Jordan Rossiter can't be feeling very good about his Rangers situation at the moment.
Well, the 21-year-old is fit, and when you've only managed 14 appearances for Rangers in three years due to injury then just being available is a bonus in itself, but he isn't playing at the moment and that is likely to remain the case for most of the second half of the season, unless he improves in a big way.
The Gers have just signed Steven Davis on a six-month loan and Glen Kamara - who has penned a pre-contract agreement to join this summer - might be coming to Ibrox earlier than expected.
Neither is particularly good news for the former Liverpool starlet and you wonder whether manager Steven Gerrard might be forced into a heartbreaking decision come this summer.
Rossiter has 18 months left on his contract but this is a player who earns £10,000 per week [Daily Mail] and if he isn't contributing then Gerrard really must move him on.
Gerrard is bound to have a soft spot for his former Liverpool team-mate, who he said was Rangers' best player in pre-season training last summer, but he hasn't kicked on this season despite being fit and despite getting chances under the Blues boss.
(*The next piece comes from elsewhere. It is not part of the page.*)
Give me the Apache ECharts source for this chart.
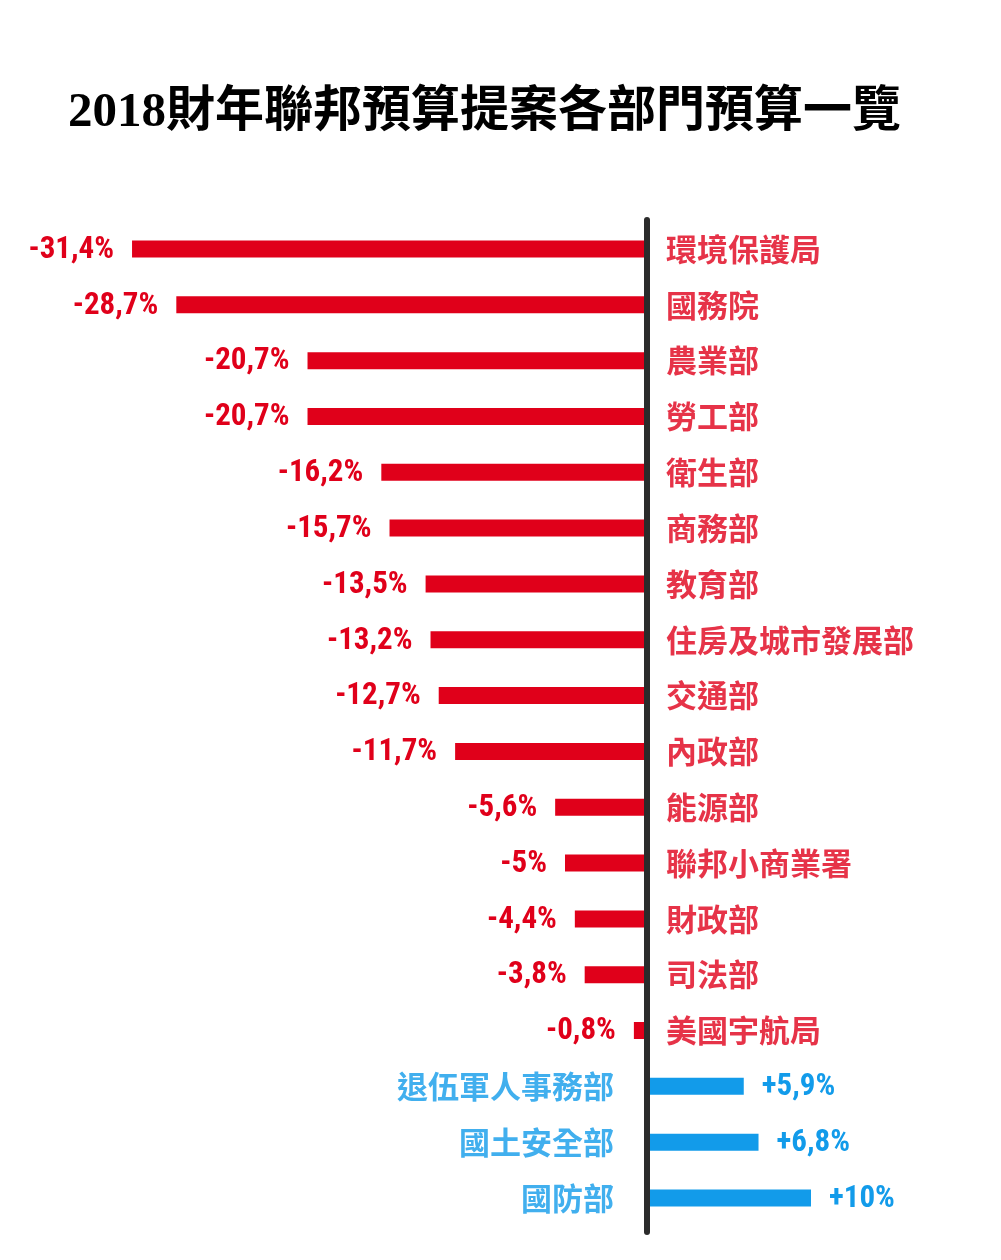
<!DOCTYPE html>
<html>
<head>
<meta charset="utf-8">
<script src="https://cdn.jsdelivr.net/npm/echarts@6/dist/echarts.min.js"></script>
<style>html,body{margin:0;padding:0;background:#fff}#c{width:1001px;height:1260px}</style>
</head>
<body>
<div id="c"></div>
<script>
var titleText = '2018財年聯邦預算提案各部門預算一覽';
var departments = ['環境保護局','國務院','農業部','勞工部','衛生部','商務部','教育部','住房及城市發展部','交通部','內政部','能源部','聯邦小商業署','財政部','司法部','美國宇航局','退伍軍人事務部','國土安全部','國防部'];
var changes = [-31.4,-28.7,-20.7,-20.7,-16.2,-15.7,-13.5,-13.2,-12.7,-11.7,-5.6,-5,-4.4,-3.8,-0.8,5.9,6.8,10];
var valueLabels = ['-31,4%','-28,7%','-20,7%','-20,7%','-16,2%','-15,7%','-13,5%','-13,2%','-12,7%','-11,7%','-5,6%','-5%','-4,4%','-3,8%','-0,8%','+5,9%','+6,8%','+10%'];

var RED = '#e0001a', BLUE = '#129bea';
var numFont = "'Liberation Sans Narrow', 'Roboto Condensed', Roboto, sans-serif";
var cjkFont = "'Noto Sans CJK TC', 'Noto Sans CJK SC', sans-serif";

var chart = echarts.init(document.getElementById('c'));
var barData = changes.map(function (v, i) {
  var neg = v < 0;
  return {
    value: v,
    itemStyle: { color: neg ? RED : BLUE },
    label: {
      show: true,
      position: neg ? 'left' : 'right',
      distance: 18,
      formatter: valueLabels[i],
      color: neg ? RED : BLUE,
      fontFamily: numFont, fontWeight: 'bold', fontSize: 31,
      offset: [0, 1]
    }
  };
});
var nameData = departments.map(function (d, i) {
  var neg = changes[i] < 0;
  return {
    value: [0, d],
    label: {
      show: true,
      position: neg ? 'right' : 'left',
      distance: neg ? 19 : 33,
      formatter: d,
      color: neg ? RED : BLUE,
      fontFamily: cjkFont, fontWeight: 'bold', fontSize: 31
    }
  };
});

chart.setOption({
  animation: false,
  backgroundColor: '#ffffff',
  title: {
    text: titleText, left: 63, top: 84,
    textStyle: { fontFamily: "'Liberation Serif', 'Noto Sans CJK TC'", fontWeight: 'bold', fontSize: 49, color: '#000' }
  },
  grid: [
    { left: 73, right: 108, top: 221.1, bottom: 34.1 },
    { left: 73, right: 108, top: 220, bottom: 28 }
  ],
  xAxis: [
    { type: 'value', gridIndex: 0, min: -35, max: 15, show: false },
    { type: 'value', gridIndex: 1, min: -35, max: 15, axisLabel: { show: false }, axisTick: { show: false }, splitLine: { show: false }, axisLine: { show: false } }
  ],
  yAxis: [
    { type: 'category', gridIndex: 0, data: departments, inverse: true, show: false },
    { type: 'value', gridIndex: 1, min: 0, max: 1, z: 10,
      axisLine: { show: true, onZero: true, lineStyle: { color: '#2b2b2b', width: 6 } },
      axisLabel: { show: false }, axisTick: { show: false }, splitLine: { show: false } }
  ],
  series: [
    { type: 'bar', xAxisIndex: 0, yAxisIndex: 0, data: barData, barWidth: 17 },
    { type: 'scatter', xAxisIndex: 0, yAxisIndex: 0, data: nameData, symbolSize: 0, silent: true }
  ]
});
</script>
</body>
</html>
He was taken off after 58 minutes of the 1-1 draw at Dundee last month and although Gerrard didn't mention him by name, he did say in his post-match interview that some of his players weren't justifying his decision to pick them.
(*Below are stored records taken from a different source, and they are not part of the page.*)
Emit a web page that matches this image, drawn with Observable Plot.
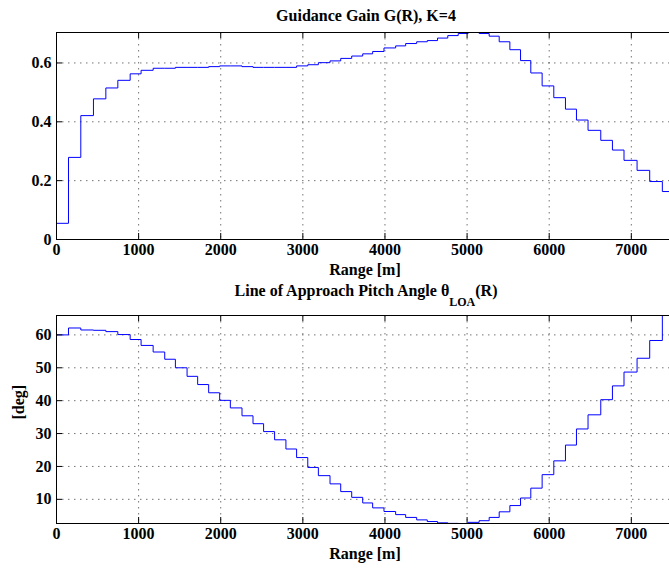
<!DOCTYPE html>
<html><head><meta charset="utf-8">
<script src="https://cdn.jsdelivr.net/npm/d3@7"></script>
<script src="https://cdn.jsdelivr.net/npm/@observablehq/plot@0.6"></script>
<style>
html,body{margin:0;padding:0;background:#fff;overflow:hidden;}
svg{display:block;}
</style></head><body><div id="chart"></div>
<script>
// Range at which each step starts [m]
const rangeStart = [0, 146, 296, 450, 601, 747, 897, 1030, 1177, 1318,
  1448, 1590, 1719, 1853, 1987, 2117, 2259, 2393, 2522, 2656,
  2794, 2924, 3060, 3189, 3331, 3461, 3595, 3729, 3850, 3988,
  4130, 4252, 4386, 4515, 4640, 4765, 4892, 5013, 5147, 5269,
  5391, 5521, 5651, 5776, 5914, 6056, 6198, 6332, 6473, 6628,
  6770, 6911, 7070, 7224, 7378];
const rangeEnd = 7500;
// Guidance gain G(R)
const gain = [0.055, 0.279, 0.421, 0.478, 0.515, 0.541, 0.563, 0.575, 0.582, 0.582,
  0.585, 0.585, 0.585, 0.5875, 0.590, 0.590, 0.5875, 0.585, 0.585, 0.585,
  0.585, 0.590, 0.594, 0.601, 0.607, 0.6155, 0.6235, 0.631, 0.639, 0.651,
  0.658, 0.666, 0.672, 0.676, 0.6845, 0.693, 0.700, 0.7035, 0.700, 0.691,
  0.672, 0.645, 0.608, 0.566, 0.522, 0.482, 0.443, 0.406, 0.371, 0.337,
  0.304, 0.269, 0.235, 0.197, 0.163];
// Line of approach pitch angle [deg]
const theta = [60.0, 62.1, 61.5, 61.4, 61.0, 60.1, 58.6, 56.8, 54.8, 52.6,
  50.0, 47.4, 44.9, 42.4, 40.1, 37.8, 35.4, 33.0, 30.6, 28.1,
  25.3, 22.7, 19.7, 17.2, 14.7, 12.35, 10.6, 8.9, 7.4, 6.3,
  5.35, 4.5, 3.75, 3.25, 2.85, 2.68, 2.65, 3.0, 3.5, 4.5,
  6.2, 8.1, 10.4, 13.4, 17.5, 21.7, 26.5, 31.4, 35.7, 40.3,
  44.5, 48.7, 52.9, 58.3, 65.9];

const xTicks = [0, 1000, 2000, 3000, 4000, 5000, 6000, 7000];
const gainTicks = [0, 0.2, 0.4, 0.6];
const thetaTicks = [10, 20, 30, 40, 50, 60];
const xDomain = [0, 7465];
const gainDomain = [0, 0.7035];
const thetaDomain = [2.65, 65.9];
const title1 = "Guidance Gain G(R), K=4";
const title2 = ["Line of Approach Pitch Angle \u03b8", "LOA", "(R)"];
const xLabel = "Range [m]";
const yLabel2 = "[deg]";

const W = 669, ML = 56, MR = 0;
const fontStyle = {fontFamily: "'Liberation Serif', 'Times New Roman', serif", fontSize: "16px", fontWeight: "bold", background: "#fff", color: "#000", overflow: "hidden"};

function panel({values, domain, yTicks, height, marginTop, marginBottom, extra}) {
  const rows = rangeStart.map((r, i) => ({r, v: values[i]}));
  rows.push({r: rangeEnd, v: values[values.length - 1]});
  const fh = height - marginTop - marginBottom;
  const fw = W - ML - MR;
  const gridStyle = {stroke: "#000", strokeOpacity: 0.55, strokeDasharray: "1.5,4.5"};
  return Plot.plot({
    width: W, height, marginLeft: ML, marginRight: MR, marginTop, marginBottom,
    style: fontStyle,
    x: {domain: xDomain, label: null},
    y: {domain, label: null},
    marks: [
      Plot.gridX(xTicks.filter(t => t > xDomain[0]), gridStyle),
      Plot.gridY(yTicks.filter(t => t > domain[0]), gridStyle),
      Plot.line(rows, {x: "r", y: "v", curve: "step-after", stroke: "#0000ff", strokeWidth: 1, clip: true}),
      Plot.ruleX([xDomain[0]], {stroke: "#000"}),
      Plot.ruleY(domain, {stroke: "#000"}),
      Plot.tickX(xTicks, {x: d => d, insetTop: fh - 6, stroke: "#000"}),
      Plot.tickX(xTicks, {x: d => d, insetBottom: fh - 6, stroke: "#000"}),
      Plot.tickY(yTicks, {y: d => d, insetRight: fw - 6, stroke: "#000"}),
      Plot.axisX(xTicks, {tickSize: 0, tickPadding: 4, tickFormat: d => String(d), label: null}),
      Plot.axisY(yTicks, {tickSize: 0, tickPadding: 5, tickFormat: d => String(d), label: null}),
      Plot.text([xLabel], {text: d => d, frameAnchor: "bottom", dy: 35, lineAnchor: "bottom", dx: 2}),
      ...extra
    ]
  });
}

const svg1 = panel({
  values: gain, domain: gainDomain, yTicks: gainTicks,
  height: 280, marginTop: 32, marginBottom: 41,
  extra: [Plot.text([title1], {text: d => d, frameAnchor: "top", dy: -11.5, dx: 3, lineAnchor: "bottom"})]
});

const svg2 = panel({
  values: theta, domain: thetaDomain, yTicks: thetaTicks,
  height: 288, marginTop: 35, marginBottom: 45,
  extra: [
    Plot.text([title2.join("")], {text: d => d, frameAnchor: "top", dy: -20, dx: 3, lineAnchor: "bottom"}),
    Plot.text([yLabel2], {text: d => d, frameAnchor: "left", rotate: -90, dx: -37.5})
  ]
});

// Rich title with subscript
d3.select(svg2).selectAll("text")
  .filter(function() { return this.textContent === title2.join(""); })
  .each(function() {
    const t = d3.select(this);
    t.text(null);
    t.append("tspan").text(title2[0]);
    t.append("tspan").attr("font-size", 12).attr("dy", 10).text(title2[1]);
    t.append("tspan").attr("dy", -10).text(title2[2]);
  });

const root = document.getElementById("chart");
root.appendChild(svg1);
root.appendChild(svg2);
</script></body></html>
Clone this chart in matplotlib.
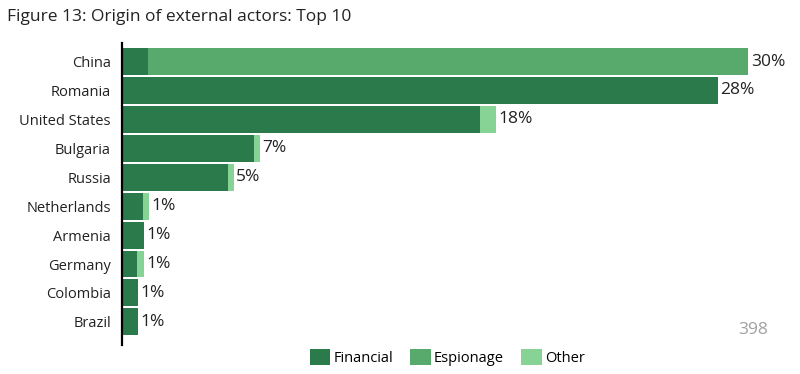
import numpy as np
import matplotlib.pyplot as plt
from matplotlib.patches import Patch

plt.rcParams['font.family'] = ['Open Sans', 'DejaVu Sans']

# Data (share of incidents, %)
countries = ["China", "Romania", "United States", "Bulgaria", "Russia",
             "Netherlands", "Armenia", "Germany", "Colombia", "Brazil"]
financial = [1.25, 28.55, 17.15, 6.3, 5.1, 1.0, 1.05, 0.72, 0.77, 0.77]
espionage = [28.75, 0, 0, 0, 0, 0, 0, 0, 0, 0]
other = [0, 0, 0.77, 0.3, 0.25, 0.3, 0, 0.33, 0, 0]
labels = ["30%", "28%", "18%", "7%", "5%", "1%", "1%", "1%", "1%", "1%"]

colors = {"Financial": "#2b7a4b", "Espionage": "#57aa6c", "Other": "#86d395"}

fig = plt.figure(figsize=(8, 3.74), dpi=100)
ax = fig.add_axes([0.1525, 0.0775, 0.835, 0.8075])

y = np.arange(len(countries))
fin = np.array(financial)
esp = np.array(espionage)
oth = np.array(other)
h = 0.93

ax.barh(y, fin, height=h, color=colors["Financial"], edgecolor='none')
ax.barh(y, esp, left=fin, height=h, color=colors["Espionage"], edgecolor='none')
ax.barh(y, oth, left=fin + esp, height=h, color=colors["Other"], edgecolor='none')

totals = fin + esp + oth
for yi, tot, lab in zip(y, totals, labels):
    ax.text(tot + 0.12, yi, lab, va='center', ha='left', fontsize=12.5, color='#222222')

ax.set_yticks(y)
ax.set_yticklabels(countries, fontsize=10.5, color='#222222')
ax.tick_params(axis='y', length=0, pad=8)
ax.set_xticks([])
ax.set_xlim(0, 32)
ax.set_ylim(9.8, -0.64)
for s in ['top', 'right', 'bottom']:
    ax.spines[s].set_visible(False)
ax.spines['left'].set_linewidth(1.6)
ax.spines['left'].set_color('black')

fig.text(0.009, 0.955, "Figure 13: Origin of external actors: Top 10",
         fontsize=12.5, va='center', ha='left', color='#222222')
fig.text(0.941, 0.118, "398", fontsize=12.5, color='#a0a0a0', ha='center', va='center')

handles = [Patch(facecolor=colors[k], label=k) for k in ["Financial", "Espionage", "Other"]]
fig.legend(handles=handles, loc='center', bbox_to_anchor=(0.559, 0.045), ncol=3,
           frameon=False, fontsize=10.5, handlelength=1.4, handleheight=1.3,
           handletextpad=0.2, columnspacing=1.2)

fig.savefig("out.png", dpi=100)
That was on December 9 and Rossiter has only had five minutes of senior football since.
He's a big talent, but for a while it seemed like fitness was the only thing standing between him and an excellent career in Glasgow, but now there's many obstacles in the form of Davis, Kamara, Scott Arfield, Ryan Jack and Ross McCrorie, and Graham Dorrans when he's fit again.
And then of course there's January target Craig Bryson [The Daily Record] who also plays in Rossiter's position.
If Rossiter doesn't do enough over the next five months to suggest that he deserves to go into the last year of his contract then Gerrard must consider cutting him loose, as hard as it might be.